Summary: Reducing Diesel Forklift Fuel Cost Per Hour
Diesel forklifts typically consumed between 2 and 5 liters per hour, with 3 to 4 liters per hour common for 5-ton units under normal conditions. Actual hourly fuel burn depended on load level, duty cycle, terrain, and operator behavior, with rough ground, steep ramps, and continuous heavy lifting pushing consumption to the upper range. Well-maintained engines with clean filters, correct oil, and healthy injectors operated up to roughly 20% more efficiently than neglected machines, which directly lowered cost per operating hour.
Industry practice showed that no single measure transformed fuel usage; instead, cumulative improvements in specification, maintenance, and operation delivered meaningful savings. Right-sizing forklifts to typical loads, avoiding chronic overloading, and keeping tires correctly inflated reduced engine strain and rolling resistance. Telematics and fuel monitoring allowed managers to track idle time, detect abnormal consumption, and link fuel use to operators and routes, enabling targeted interventions. Modern engines with advanced combustion and emissions systems, combined with auto-idle shut-off and eco modes, supported lower specific fuel consumption and cleaner operation.
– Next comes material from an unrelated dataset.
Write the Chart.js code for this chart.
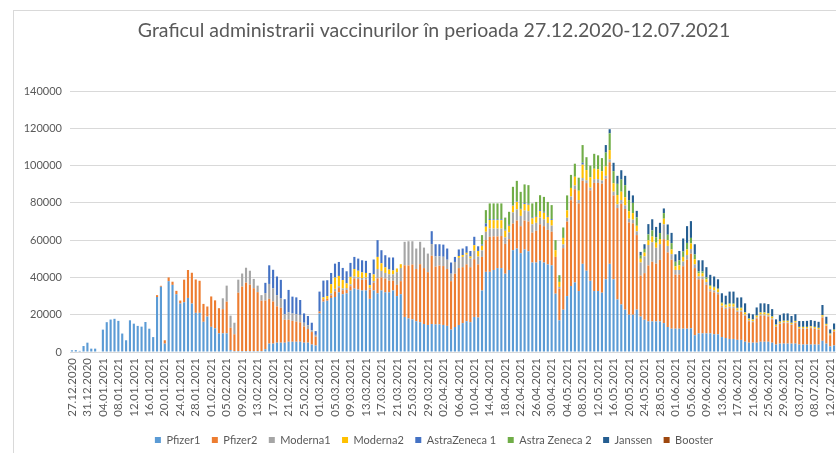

In practical implementation, facilities benefited from structured preventive maintenance plans, standardized operator training on smooth driving and idle reduction, and periodic reviews of traffic routes and yard layouts to shorten travel distances. Evaluating walkie pallet truck or mixed fleets helped match energy source to application, with electric units favored for clean indoor work and diesel retained for high-capacity outdoor tasks. Over time, data-driven optimization, incremental technology upgrades, and disciplined operating practices offered a balanced path to reducing diesel forklift fuel cost per hour while maintaining productivity and complying with tightening emissions expectations.